● **Exercise details**: Everything from the line with "Clone this diagram in TikZ." through the line with "(ph3) [phase, minimum", inclusive, should be repeated exactly, except the pictures.

[Charts and diagrams as code]

──────────────────────────────

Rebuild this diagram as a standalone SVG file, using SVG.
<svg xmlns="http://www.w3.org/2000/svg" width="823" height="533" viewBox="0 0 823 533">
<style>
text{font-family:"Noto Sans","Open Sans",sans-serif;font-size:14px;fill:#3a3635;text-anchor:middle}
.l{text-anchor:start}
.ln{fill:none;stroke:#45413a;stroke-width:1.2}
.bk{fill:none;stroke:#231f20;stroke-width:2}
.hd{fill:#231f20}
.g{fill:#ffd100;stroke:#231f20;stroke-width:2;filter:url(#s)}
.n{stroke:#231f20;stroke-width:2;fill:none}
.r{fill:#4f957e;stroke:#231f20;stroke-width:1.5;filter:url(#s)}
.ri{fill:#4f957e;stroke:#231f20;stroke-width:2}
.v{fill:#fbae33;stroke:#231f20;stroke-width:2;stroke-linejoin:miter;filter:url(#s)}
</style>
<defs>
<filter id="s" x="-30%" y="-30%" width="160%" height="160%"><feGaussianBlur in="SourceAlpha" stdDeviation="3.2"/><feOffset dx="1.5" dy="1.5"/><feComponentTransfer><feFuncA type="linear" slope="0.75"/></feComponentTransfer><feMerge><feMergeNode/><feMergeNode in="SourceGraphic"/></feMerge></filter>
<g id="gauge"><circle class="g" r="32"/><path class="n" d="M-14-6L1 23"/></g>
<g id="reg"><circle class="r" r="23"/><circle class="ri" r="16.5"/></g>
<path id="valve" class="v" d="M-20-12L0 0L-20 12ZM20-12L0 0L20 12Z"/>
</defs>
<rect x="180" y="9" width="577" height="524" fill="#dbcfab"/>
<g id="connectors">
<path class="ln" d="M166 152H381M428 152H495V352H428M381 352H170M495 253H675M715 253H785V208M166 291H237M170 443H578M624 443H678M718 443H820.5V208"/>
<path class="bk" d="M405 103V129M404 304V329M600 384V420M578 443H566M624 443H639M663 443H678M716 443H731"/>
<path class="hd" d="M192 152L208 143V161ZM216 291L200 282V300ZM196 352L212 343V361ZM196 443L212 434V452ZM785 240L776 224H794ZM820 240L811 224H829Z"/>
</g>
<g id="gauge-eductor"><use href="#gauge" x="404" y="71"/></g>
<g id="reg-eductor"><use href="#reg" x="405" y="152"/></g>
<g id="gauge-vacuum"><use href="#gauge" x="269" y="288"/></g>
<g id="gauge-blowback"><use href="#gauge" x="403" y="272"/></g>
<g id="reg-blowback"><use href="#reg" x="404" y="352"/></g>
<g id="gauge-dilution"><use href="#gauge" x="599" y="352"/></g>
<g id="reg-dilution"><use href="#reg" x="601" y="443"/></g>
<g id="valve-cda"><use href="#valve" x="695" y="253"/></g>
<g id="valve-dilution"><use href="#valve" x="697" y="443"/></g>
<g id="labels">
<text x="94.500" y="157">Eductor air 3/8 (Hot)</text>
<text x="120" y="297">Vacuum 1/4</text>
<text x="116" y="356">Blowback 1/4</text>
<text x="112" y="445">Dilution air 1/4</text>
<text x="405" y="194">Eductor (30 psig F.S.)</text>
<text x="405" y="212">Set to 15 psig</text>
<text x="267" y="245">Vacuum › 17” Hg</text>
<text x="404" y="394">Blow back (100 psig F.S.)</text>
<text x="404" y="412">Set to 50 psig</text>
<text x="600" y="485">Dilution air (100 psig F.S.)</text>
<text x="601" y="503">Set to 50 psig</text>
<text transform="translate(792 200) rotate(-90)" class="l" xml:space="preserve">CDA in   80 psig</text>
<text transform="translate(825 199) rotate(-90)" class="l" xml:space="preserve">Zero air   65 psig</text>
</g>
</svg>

──────────────────────────────

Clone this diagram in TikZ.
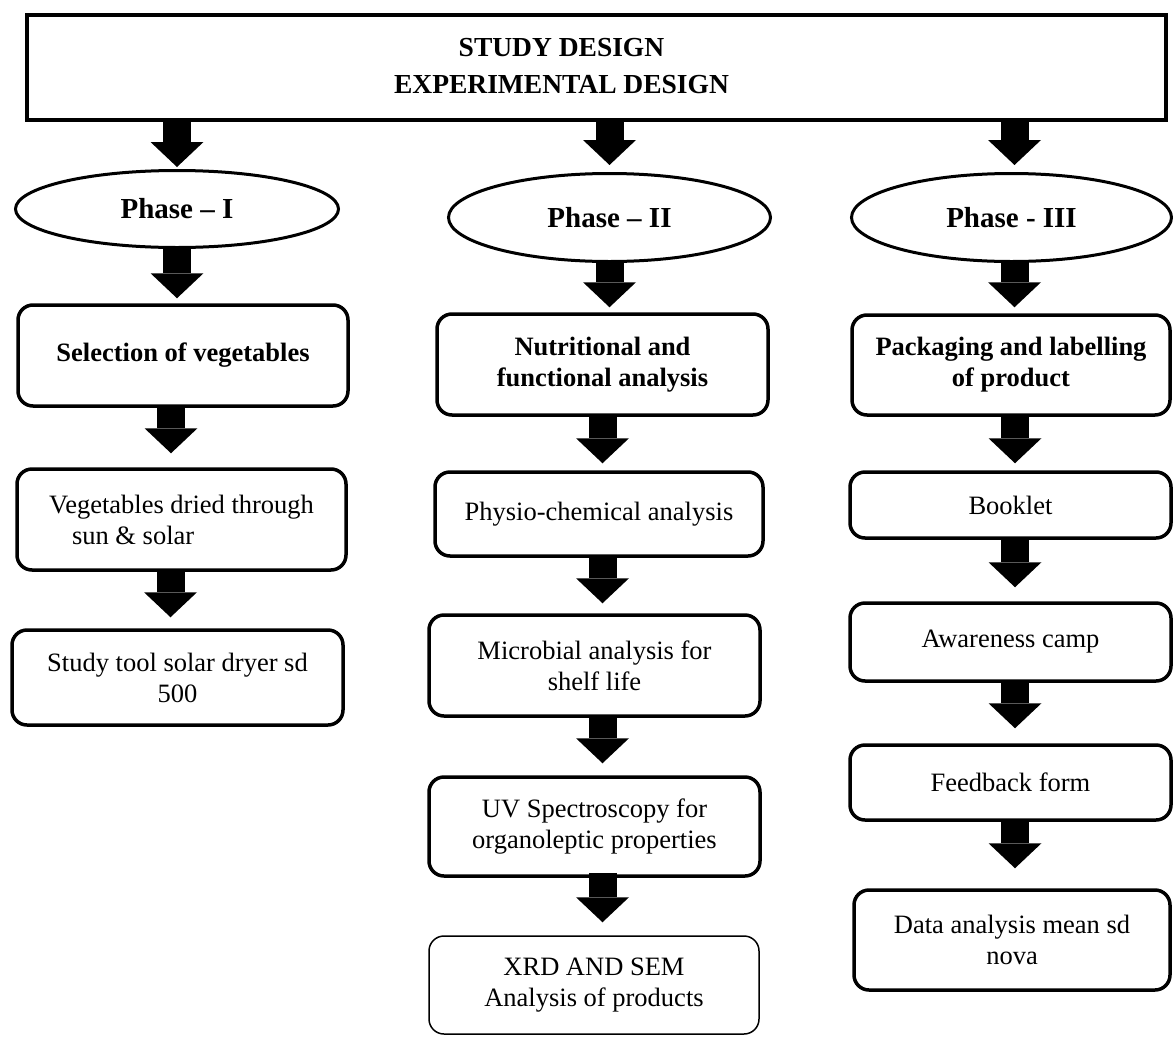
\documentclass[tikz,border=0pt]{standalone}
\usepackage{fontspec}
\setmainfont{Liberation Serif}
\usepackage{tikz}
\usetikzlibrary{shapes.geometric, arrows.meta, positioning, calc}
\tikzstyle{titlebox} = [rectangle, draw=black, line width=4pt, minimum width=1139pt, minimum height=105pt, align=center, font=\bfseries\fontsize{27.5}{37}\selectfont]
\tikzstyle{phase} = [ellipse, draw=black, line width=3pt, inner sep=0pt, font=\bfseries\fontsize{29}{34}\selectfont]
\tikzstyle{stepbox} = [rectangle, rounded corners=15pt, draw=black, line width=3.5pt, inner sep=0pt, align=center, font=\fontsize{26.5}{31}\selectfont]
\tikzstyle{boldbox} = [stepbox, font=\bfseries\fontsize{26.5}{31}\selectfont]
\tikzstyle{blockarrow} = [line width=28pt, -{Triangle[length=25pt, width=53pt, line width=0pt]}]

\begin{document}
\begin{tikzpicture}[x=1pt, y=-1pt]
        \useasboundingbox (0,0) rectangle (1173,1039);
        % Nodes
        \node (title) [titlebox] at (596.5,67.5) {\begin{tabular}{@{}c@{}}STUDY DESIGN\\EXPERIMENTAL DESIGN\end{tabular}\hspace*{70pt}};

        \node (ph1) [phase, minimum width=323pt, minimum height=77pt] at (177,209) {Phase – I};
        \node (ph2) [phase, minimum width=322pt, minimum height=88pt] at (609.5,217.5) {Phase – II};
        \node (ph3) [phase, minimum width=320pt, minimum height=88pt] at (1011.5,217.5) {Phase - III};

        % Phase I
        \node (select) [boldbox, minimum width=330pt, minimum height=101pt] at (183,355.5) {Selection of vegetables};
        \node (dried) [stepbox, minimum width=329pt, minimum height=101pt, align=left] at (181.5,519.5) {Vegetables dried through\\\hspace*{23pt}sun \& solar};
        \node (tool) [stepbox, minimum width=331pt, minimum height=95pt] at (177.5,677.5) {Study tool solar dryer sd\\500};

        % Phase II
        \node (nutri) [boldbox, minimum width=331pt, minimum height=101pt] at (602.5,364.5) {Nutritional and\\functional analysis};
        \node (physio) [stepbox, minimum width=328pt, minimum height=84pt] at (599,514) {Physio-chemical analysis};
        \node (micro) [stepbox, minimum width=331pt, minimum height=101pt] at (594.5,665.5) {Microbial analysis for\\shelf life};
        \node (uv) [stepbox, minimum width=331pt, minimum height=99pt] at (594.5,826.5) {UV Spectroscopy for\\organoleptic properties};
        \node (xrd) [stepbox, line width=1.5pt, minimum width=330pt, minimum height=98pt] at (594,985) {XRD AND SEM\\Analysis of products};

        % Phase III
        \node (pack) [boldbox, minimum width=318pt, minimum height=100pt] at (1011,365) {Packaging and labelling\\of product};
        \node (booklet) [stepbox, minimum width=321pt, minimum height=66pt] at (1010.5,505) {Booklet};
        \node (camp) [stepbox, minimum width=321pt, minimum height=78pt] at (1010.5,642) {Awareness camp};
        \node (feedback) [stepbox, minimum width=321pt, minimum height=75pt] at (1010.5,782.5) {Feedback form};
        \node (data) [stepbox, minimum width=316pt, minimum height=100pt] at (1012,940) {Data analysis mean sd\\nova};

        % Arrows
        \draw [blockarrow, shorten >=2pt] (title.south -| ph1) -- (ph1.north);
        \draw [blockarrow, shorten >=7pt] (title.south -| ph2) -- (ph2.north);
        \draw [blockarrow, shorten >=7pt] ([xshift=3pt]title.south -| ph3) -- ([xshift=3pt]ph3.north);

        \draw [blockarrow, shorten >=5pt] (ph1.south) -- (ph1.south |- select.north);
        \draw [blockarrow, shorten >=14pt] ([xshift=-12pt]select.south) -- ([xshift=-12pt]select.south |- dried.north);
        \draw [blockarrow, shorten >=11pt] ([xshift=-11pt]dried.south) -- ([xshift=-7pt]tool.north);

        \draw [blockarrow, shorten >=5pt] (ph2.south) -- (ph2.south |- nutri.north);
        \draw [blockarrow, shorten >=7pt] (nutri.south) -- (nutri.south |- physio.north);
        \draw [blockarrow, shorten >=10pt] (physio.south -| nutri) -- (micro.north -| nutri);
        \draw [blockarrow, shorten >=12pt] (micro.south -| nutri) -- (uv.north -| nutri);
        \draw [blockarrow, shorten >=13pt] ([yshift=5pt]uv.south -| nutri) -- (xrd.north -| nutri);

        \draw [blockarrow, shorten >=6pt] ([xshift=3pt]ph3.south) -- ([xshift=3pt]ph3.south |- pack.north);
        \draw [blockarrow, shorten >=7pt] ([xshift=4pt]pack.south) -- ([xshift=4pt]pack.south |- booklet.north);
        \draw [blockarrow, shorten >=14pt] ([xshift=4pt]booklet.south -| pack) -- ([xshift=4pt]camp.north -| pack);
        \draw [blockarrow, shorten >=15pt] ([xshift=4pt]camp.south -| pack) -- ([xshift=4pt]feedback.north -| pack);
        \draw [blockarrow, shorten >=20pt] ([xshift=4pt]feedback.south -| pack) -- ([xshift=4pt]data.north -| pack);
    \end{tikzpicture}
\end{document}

──────────────────────────────

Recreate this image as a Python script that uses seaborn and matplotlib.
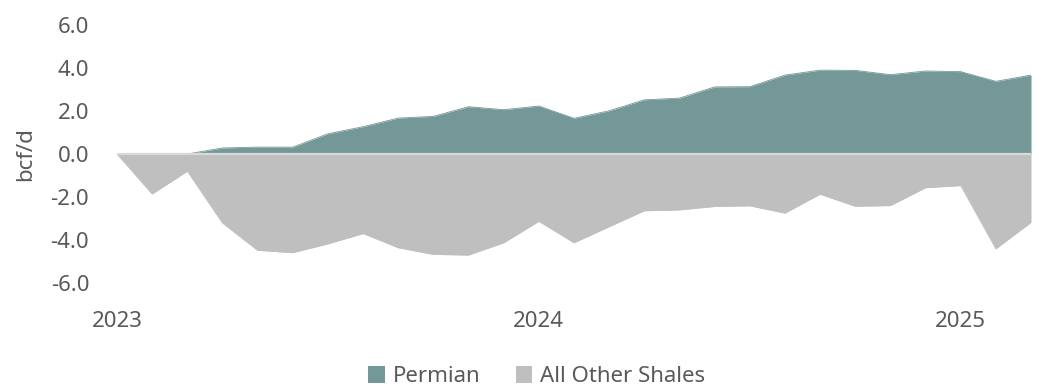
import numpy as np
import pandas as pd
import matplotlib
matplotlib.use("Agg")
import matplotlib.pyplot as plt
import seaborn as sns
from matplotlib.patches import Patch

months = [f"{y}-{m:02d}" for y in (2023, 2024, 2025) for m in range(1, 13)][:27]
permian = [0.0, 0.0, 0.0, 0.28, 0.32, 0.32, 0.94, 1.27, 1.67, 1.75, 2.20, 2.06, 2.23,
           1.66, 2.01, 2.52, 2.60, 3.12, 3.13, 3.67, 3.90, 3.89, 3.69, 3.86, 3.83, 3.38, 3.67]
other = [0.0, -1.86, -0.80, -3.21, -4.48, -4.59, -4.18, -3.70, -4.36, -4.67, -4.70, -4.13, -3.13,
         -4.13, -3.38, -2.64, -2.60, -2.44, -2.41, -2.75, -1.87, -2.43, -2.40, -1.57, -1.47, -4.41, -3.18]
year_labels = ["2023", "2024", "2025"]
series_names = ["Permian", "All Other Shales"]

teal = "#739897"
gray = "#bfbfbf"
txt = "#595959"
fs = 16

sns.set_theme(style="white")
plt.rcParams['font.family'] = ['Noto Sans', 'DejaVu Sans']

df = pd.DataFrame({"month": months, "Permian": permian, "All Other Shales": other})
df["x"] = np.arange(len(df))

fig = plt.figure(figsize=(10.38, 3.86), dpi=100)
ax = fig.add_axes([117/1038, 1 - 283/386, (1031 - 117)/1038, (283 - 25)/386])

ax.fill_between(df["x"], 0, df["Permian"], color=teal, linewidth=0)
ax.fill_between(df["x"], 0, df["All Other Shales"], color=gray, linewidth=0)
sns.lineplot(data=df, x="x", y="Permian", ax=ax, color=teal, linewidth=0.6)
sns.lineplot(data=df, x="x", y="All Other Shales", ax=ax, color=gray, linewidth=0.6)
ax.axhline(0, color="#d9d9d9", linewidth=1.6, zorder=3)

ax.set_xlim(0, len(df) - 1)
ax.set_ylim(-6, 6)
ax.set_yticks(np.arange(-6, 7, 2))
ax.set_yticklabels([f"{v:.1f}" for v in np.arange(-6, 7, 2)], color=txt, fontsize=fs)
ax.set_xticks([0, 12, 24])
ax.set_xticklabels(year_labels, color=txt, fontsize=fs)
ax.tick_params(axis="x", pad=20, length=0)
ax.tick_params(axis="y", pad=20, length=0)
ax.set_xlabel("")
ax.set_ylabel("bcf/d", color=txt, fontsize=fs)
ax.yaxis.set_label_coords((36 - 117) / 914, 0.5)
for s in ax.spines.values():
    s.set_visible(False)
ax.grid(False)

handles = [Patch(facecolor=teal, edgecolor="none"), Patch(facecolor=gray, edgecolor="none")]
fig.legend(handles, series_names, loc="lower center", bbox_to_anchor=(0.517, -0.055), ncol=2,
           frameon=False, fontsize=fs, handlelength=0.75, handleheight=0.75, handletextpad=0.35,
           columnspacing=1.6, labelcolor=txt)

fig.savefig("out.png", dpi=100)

──────────────────────────────

● **Exercise response**:
Clone this diagram in TikZ.
\documentclass[tikz,border=0pt]{standalone}
\usepackage{fontspec}
\setmainfont{Liberation Serif}
\usepackage{tikz}
\usetikzlibrary{shapes.geometric, arrows.meta, positioning, calc}
\tikzstyle{titlebox} = [rectangle, draw=black, line width=4pt, minimum width=1139pt, minimum height=105pt, align=center, font=\bfseries\fontsize{27.5}{37}\selectfont]
\tikzstyle{phase} = [ellipse, draw=black, line width=3pt, inner sep=0pt, font=\bfseries\fontsize{29}{34}\selectfont]
\tikzstyle{stepbox} = [rectangle, rounded corners=15pt, draw=black, line width=3.5pt, inner sep=0pt, align=center, font=\fontsize{26.5}{31}\selectfont]
\tikzstyle{boldbox} = [stepbox, font=\bfseries\fontsize{26.5}{31}\selectfont]
\tikzstyle{blockarrow} = [line width=28pt, -{Triangle[length=25pt, width=53pt, line width=0pt]}]

\begin{document}
\begin{tikzpicture}[x=1pt, y=-1pt]
        \useasboundingbox (0,0) rectangle (1173,1039);
        % Nodes
        \node (title) [titlebox] at (596.5,67.5) {\begin{tabular}{@{}c@{}}STUDY DESIGN\\EXPERIMENTAL DESIGN\end{tabular}\hspace*{70pt}};

        \node (ph1) [phase, minimum width=323pt, minimum height=77pt] at (177,209) {Phase – I};
        \node (ph2) [phase, minimum width=322pt, minimum height=88pt] at (609.5,217.5) {Phase – II};
        \node (ph3) [phase, minimum width=320pt, minimum height=88pt] at (1011.5,217.5) {Phase - III};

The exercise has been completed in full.